Administrators and Plagiarism

For years I taught my students about plagiarism, thinking I was teaching about honesty itself. To pass the work of another off as one's own was ignoble, dishonest, just plain wrong. It would be as wicked for a scholar to tolerate it as it would be for merchant to tolerate the sale of tainted goods or a policeman to tolerate the use of bogus evidence. I also thought that position was one of the underpinnings of an academic world in which people were evaluated mostly by their writing.

I have not changed my views, but I cannot teach them to students without admitting that the standards I espouse apply only in the artificial setting of the classroom. The university as a whole acts on the assumption that doing your own written work is like emptying your own wastebasket: something you do only if you are not important enough to have someone do it for you. Students are still punished for plagiarism, and plagiarism might sink an applicant for tenure. But my university—from which I am semi-retired—is governed by a chancellor and a president who are both proven plagiarists and who have ample staffs to write the documents they sign and the speeches they write.

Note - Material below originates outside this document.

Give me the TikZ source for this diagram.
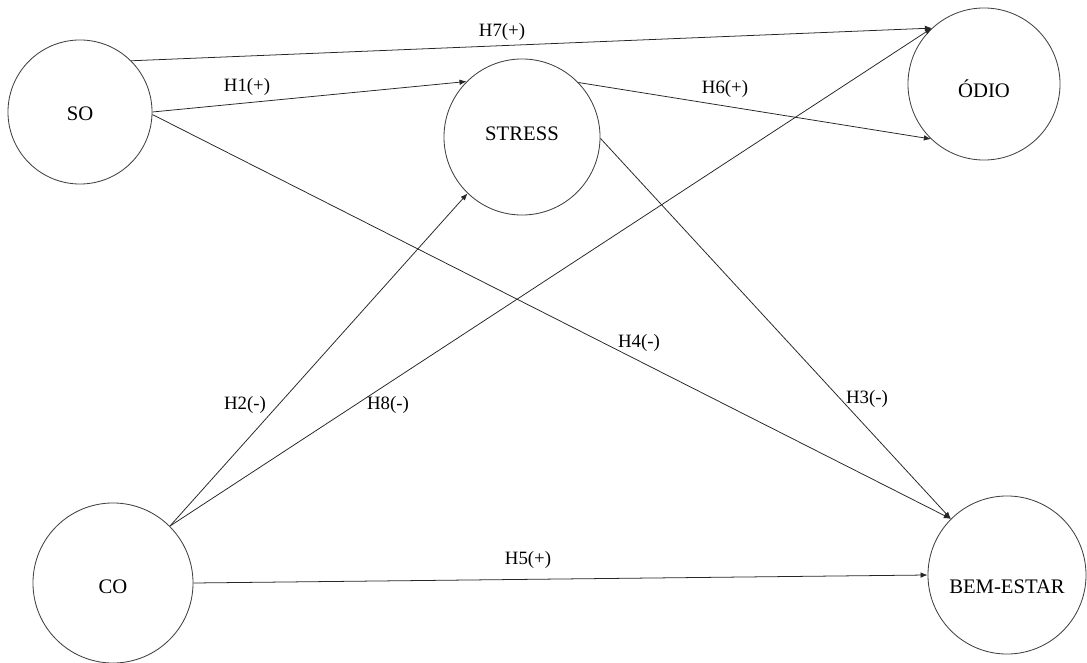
\documentclass[tikz,border=0pt]{standalone}
\usepackage{fontspec}
\setmainfont{Liberation Serif}
\usetikzlibrary{arrows.meta}

\begin{document}
\begin{tikzpicture}[
	x=0.025cm, y=-0.025cm,
	construct/.style={
		circle, draw=black!75, line width=0.6pt,
		minimum size=3.9cm, inner sep=0pt,
		font=\fontsize{14.7}{16}\selectfont
	},
	hyp/.style={font=\fontsize{13.4}{15}\selectfont, inner sep=1pt},
	arrow/.style={-{Latex[length=5pt,width=4pt]}, line width=0.55pt, color=black!85}
	]
	
	\useasboundingbox (0,0) rectangle (1087,663);
	
	% Constructs
	\node[construct, minimum size=3.6cm, text height=12.8pt, text depth=0pt] (so) at (80,112) {SO};
	\node[construct, text depth=5pt] (stress) at (522,137) {STRESS};
	\node[construct, minimum size=3.8cm, text height=18.9pt, text depth=0pt] (odio) at (984,84) {ÓDIO};
	\node[construct, minimum size=4cm, text height=14.7pt, text depth=0pt] (co) at (113,583) {CO};
	\node[construct, minimum size=3.95cm, text height=26.7pt, text depth=0pt] (bem) at (1007,575) {BEM-ESTAR};
	
	% Paths
	\draw[arrow] (so.45) -- (odio.133);
	\draw[arrow] (so.east) -- (stress.135);
	\draw[arrow] (so.-2) -- (bem.135);
	\draw[arrow] (stress.44) -- (odio.226);
	\draw[arrow] (stress.-1) -- (bem.135);
	\draw[arrow] (co.45) -- (stress.226);
	\draw[arrow] (co.45) -- (odio.133);
	\draw[arrow] (co.east) -- (bem.west);
	
	% Hypotheses
	\node[hyp] (h1) at (247,87) {H1(+)};
	\node[hyp] (h2) at (245,405) {H2(-)};
	\node[hyp] (h3) at (867,399) {H3(-)};
	\node[hyp] (h4) at (639,343) {H4(-)};
	\node[hyp] (h5) at (528,560) {H5(+)};
	\node[hyp] (h6) at (725,89) {H6(+)};
	\node[hyp] (h7) at (502,32) {H7(+)};
	\node[hyp] (h8) at (388,405) {H8(-)};
	
\end{tikzpicture}
\end{document}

(I would find the ghostwriting less offensive if the administrators followed the lead of those honest celebrities whose autobiographies appear “as told to” the real author. Acknowledging the real author in the text of the document or program of the speech would be honest and might make clearer what jobs academic administrators actually do.)

But the question remains, do we demand students do their own work simply because we have to test them on it? Does our society, even in its academic institutions, no longer value giving credit for ideas and the eloquent expression of them to their creators? The behavior of many academic administrators says it does not.

(Ref: “
Faking It for the Dean” by Carl Elliott, Chronicle of Higher Education “Brainstorm” Blog, 2/7/12.